Collected material

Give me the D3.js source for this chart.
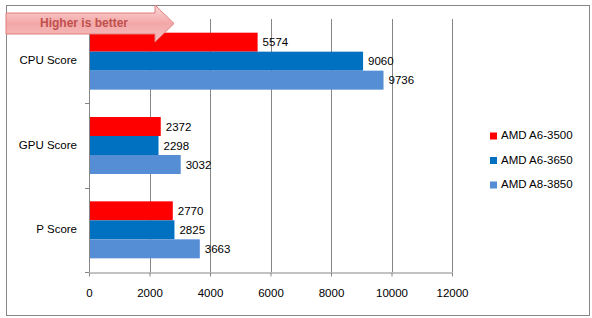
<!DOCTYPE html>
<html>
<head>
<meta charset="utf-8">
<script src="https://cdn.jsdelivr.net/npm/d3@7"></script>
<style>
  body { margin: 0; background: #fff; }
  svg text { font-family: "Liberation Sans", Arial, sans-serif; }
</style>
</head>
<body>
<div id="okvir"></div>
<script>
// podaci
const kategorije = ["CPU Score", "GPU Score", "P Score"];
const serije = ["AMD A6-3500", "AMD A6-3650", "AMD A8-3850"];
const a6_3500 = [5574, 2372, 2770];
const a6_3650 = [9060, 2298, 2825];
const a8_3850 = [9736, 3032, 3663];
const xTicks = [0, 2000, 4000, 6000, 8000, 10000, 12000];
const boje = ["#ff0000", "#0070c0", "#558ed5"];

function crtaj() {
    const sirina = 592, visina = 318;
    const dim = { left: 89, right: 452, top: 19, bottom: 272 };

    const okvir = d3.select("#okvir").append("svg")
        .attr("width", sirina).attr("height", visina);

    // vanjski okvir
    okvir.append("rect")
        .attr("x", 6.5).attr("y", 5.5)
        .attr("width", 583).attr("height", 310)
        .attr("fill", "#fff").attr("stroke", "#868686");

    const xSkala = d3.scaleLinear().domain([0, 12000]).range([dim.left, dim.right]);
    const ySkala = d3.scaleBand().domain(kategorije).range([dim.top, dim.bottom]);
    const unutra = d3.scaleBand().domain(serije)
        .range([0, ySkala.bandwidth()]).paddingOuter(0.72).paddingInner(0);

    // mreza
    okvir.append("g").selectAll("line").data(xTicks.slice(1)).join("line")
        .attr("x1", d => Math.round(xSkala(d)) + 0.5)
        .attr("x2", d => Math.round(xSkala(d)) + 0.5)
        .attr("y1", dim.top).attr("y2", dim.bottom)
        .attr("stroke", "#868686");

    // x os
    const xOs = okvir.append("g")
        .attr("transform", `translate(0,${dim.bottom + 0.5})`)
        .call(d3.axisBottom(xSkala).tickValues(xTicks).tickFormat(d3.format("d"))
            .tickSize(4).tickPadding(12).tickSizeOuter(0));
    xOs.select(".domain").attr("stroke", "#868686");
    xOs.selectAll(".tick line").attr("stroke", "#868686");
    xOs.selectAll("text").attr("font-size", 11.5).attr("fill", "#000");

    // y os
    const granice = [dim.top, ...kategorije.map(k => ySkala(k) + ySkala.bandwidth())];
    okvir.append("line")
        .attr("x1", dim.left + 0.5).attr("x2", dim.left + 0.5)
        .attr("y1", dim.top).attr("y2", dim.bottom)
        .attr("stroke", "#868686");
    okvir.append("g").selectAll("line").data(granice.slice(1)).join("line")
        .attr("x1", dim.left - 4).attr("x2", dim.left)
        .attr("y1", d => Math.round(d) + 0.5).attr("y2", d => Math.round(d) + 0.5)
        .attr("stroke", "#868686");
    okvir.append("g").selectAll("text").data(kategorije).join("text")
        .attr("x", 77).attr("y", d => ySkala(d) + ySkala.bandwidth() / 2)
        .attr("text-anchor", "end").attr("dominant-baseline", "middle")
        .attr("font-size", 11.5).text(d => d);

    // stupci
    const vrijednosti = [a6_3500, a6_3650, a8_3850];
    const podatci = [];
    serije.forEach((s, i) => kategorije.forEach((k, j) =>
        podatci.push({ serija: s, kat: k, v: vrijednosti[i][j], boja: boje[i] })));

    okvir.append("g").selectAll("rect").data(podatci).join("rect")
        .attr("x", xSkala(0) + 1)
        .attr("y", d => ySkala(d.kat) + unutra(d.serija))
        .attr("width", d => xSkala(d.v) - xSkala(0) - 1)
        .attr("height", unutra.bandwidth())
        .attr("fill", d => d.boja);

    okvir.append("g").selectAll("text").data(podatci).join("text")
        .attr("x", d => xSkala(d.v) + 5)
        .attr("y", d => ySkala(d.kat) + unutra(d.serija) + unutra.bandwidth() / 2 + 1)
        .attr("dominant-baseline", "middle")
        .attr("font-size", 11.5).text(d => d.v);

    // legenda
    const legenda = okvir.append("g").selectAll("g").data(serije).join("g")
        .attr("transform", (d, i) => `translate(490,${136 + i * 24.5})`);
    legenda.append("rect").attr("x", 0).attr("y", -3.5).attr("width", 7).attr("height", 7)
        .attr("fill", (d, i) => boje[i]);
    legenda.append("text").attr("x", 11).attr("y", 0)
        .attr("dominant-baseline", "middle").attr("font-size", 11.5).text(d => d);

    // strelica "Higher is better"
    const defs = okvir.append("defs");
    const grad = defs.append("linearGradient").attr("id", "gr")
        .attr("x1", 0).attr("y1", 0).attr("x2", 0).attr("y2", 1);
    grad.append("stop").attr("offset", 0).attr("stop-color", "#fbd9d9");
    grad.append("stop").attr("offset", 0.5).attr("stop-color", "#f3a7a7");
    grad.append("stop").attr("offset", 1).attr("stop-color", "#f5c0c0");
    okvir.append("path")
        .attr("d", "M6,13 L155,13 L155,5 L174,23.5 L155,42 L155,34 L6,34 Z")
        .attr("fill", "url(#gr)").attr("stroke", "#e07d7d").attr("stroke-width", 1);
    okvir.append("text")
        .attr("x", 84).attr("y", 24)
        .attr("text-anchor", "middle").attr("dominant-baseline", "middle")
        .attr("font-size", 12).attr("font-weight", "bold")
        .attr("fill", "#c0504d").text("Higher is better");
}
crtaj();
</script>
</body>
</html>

To be done
Transcribe all the data word for word; the images stay out.

Correct output
Give me the D3.js source for this chart.
<!DOCTYPE html>
<html>
<head>
<meta charset="utf-8">
<script src="https://cdn.jsdelivr.net/npm/d3@7"></script>
<style>
  body { margin: 0; background: #fff; }
  svg text { font-family: "Liberation Sans", Arial, sans-serif; }
</style>
</head>
<body>
<div id="okvir"></div>
<script>
// podaci
const kategorije = ["CPU Score", "GPU Score", "P Score"];
const serije = ["AMD A6-3500", "AMD A6-3650", "AMD A8-3850"];
const a6_3500 = [5574, 2372, 2770];
const a6_3650 = [9060, 2298, 2825];
const a8_3850 = [9736, 3032, 3663];
const xTicks = [0, 2000, 4000, 6000, 8000, 10000, 12000];
const boje = ["#ff0000", "#0070c0", "#558ed5"];

function crtaj() {
    const sirina = 592, visina = 318;
    const dim = { left: 89, right: 452, top: 19, bottom: 272 };

    const okvir = d3.select("#okvir").append("svg")
        .attr("width", sirina).attr("height", visina);

    // vanjski okvir
    okvir.append("rect")
        .attr("x", 6.5).attr("y", 5.5)
        .attr("width", 583).attr("height", 310)
        .attr("fill", "#fff").attr("stroke", "#868686");

    const xSkala = d3.scaleLinear().domain([0, 12000]).range([dim.left, dim.right]);
    const ySkala = d3.scaleBand().domain(kategorije).range([dim.top, dim.bottom]);
    const unutra = d3.scaleBand().domain(serije)
        .range([0, ySkala.bandwidth()]).paddingOuter(0.72).paddingInner(0);

    // mreza
    okvir.append("g").selectAll("line").data(xTicks.slice(1)).join("line")
        .attr("x1", d => Math.round(xSkala(d)) + 0.5)
        .attr("x2", d => Math.round(xSkala(d)) + 0.5)
        .attr("y1", dim.top).attr("y2", dim.bottom)
        .attr("stroke", "#868686");

    // x os
    const xOs = okvir.append("g")
        .attr("transform", `translate(0,${dim.bottom + 0.5})`)
        .call(d3.axisBottom(xSkala).tickValues(xTicks).tickFormat(d3.format("d"))
            .tickSize(4).tickPadding(12).tickSizeOuter(0));
    xOs.select(".domain").attr("stroke", "#868686");
    xOs.selectAll(".tick line").attr("stroke", "#868686");
    xOs.selectAll("text").attr("font-size", 11.5).attr("fill", "#000");

    // y os
    const granice = [dim.top, ...kategorije.map(k => ySkala(k) + ySkala.bandwidth())];
    okvir.append("line")
        .attr("x1", dim.left + 0.5).attr("x2", dim.left + 0.5)
        .attr("y1", dim.top).attr("y2", dim.bottom)
        .attr("stroke", "#868686");
    okvir.append("g").selectAll("line").data(granice.slice(1)).join("line")
        .attr("x1", dim.left - 4).attr("x2", dim.left)
        .attr("y1", d => Math.round(d) + 0.5).attr("y2", d => Math.round(d) + 0.5)
        .attr("stroke", "#868686");
    okvir.append("g").selectAll("text").data(kategorije).join("text")
        .attr("x", 77).attr("y", d => ySkala(d) + ySkala.bandwidth() / 2)
        .attr("text-anchor", "end").attr("dominant-baseline", "middle")
        .attr("font-size", 11.5).text(d => d);

    // stupci
    const vrijednosti = [a6_3500, a6_3650, a8_3850];
    const podatci = [];
    serije.forEach((s, i) => kategorije.forEach((k, j) =>
        podatci.push({ serija: s, kat: k, v: vrijednosti[i][j], boja: boje[i] })));

    okvir.append("g").selectAll("rect").data(podatci).join("rect")
        .attr("x", xSkala(0) + 1)
        .attr("y", d => ySkala(d.kat) + unutra(d.serija))
        .attr("width", d => xSkala(d.v) - xSkala(0) - 1)
        .attr("height", unutra.bandwidth())
        .attr("fill", d => d.boja);

    okvir.append("g").selectAll("text").data(podatci).join("text")
        .attr("x", d => xSkala(d.v) + 5)
        .attr("y", d => ySkala(d.kat) + unutra(d.serija) + unutra.bandwidth() / 2 + 1)
        .attr("dominant-baseline", "middle")
        .attr("font-size", 11.5).text(d => d.v);

    // legenda
    const legenda = okvir.append("g").selectAll("g").data(serije).join("g")
        .attr("transform", (d, i) => `translate(490,${136 + i * 24.5})`);
    legenda.append("rect").attr("x", 0).attr("y", -3.5).attr("width", 7).attr("height", 7)
        .attr("fill", (d, i) => boje[i]);
    legenda.append("text").attr("x", 11).attr("y", 0)
        .attr("dominant-baseline", "middle").attr("font-size", 11.5).text(d => d);

    // strelica "Higher is better"
    const defs = okvir.append("defs");
    const grad = defs.append("linearGradient").attr("id", "gr")
        .attr("x1", 0).attr("y1", 0).attr("x2", 0).attr("y2", 1);
    grad.append("stop").attr("offset", 0).attr("stop-color", "#fbd9d9");
    grad.append("stop").attr("offset", 0.5).attr("stop-color", "#f3a7a7");
    grad.append("stop").attr("offset", 1).attr("stop-color", "#f5c0c0");
    okvir.append("path")
        .attr("d", "M6,13 L155,13 L155,5 L174,23.5 L155,42 L155,34 L6,34 Z")
        .attr("fill", "url(#gr)").attr("stroke", "#e07d7d").attr("stroke-width", 1);
    okvir.append("text")
        .attr("x", 84).attr("y", 24)
        .attr("text-anchor", "middle").attr("dominant-baseline", "middle")
        .attr("font-size", 12).attr("font-weight", "bold")
        .attr("fill", "#c0504d").text("Higher is better");
}
crtaj();
</script>
</body>
</html>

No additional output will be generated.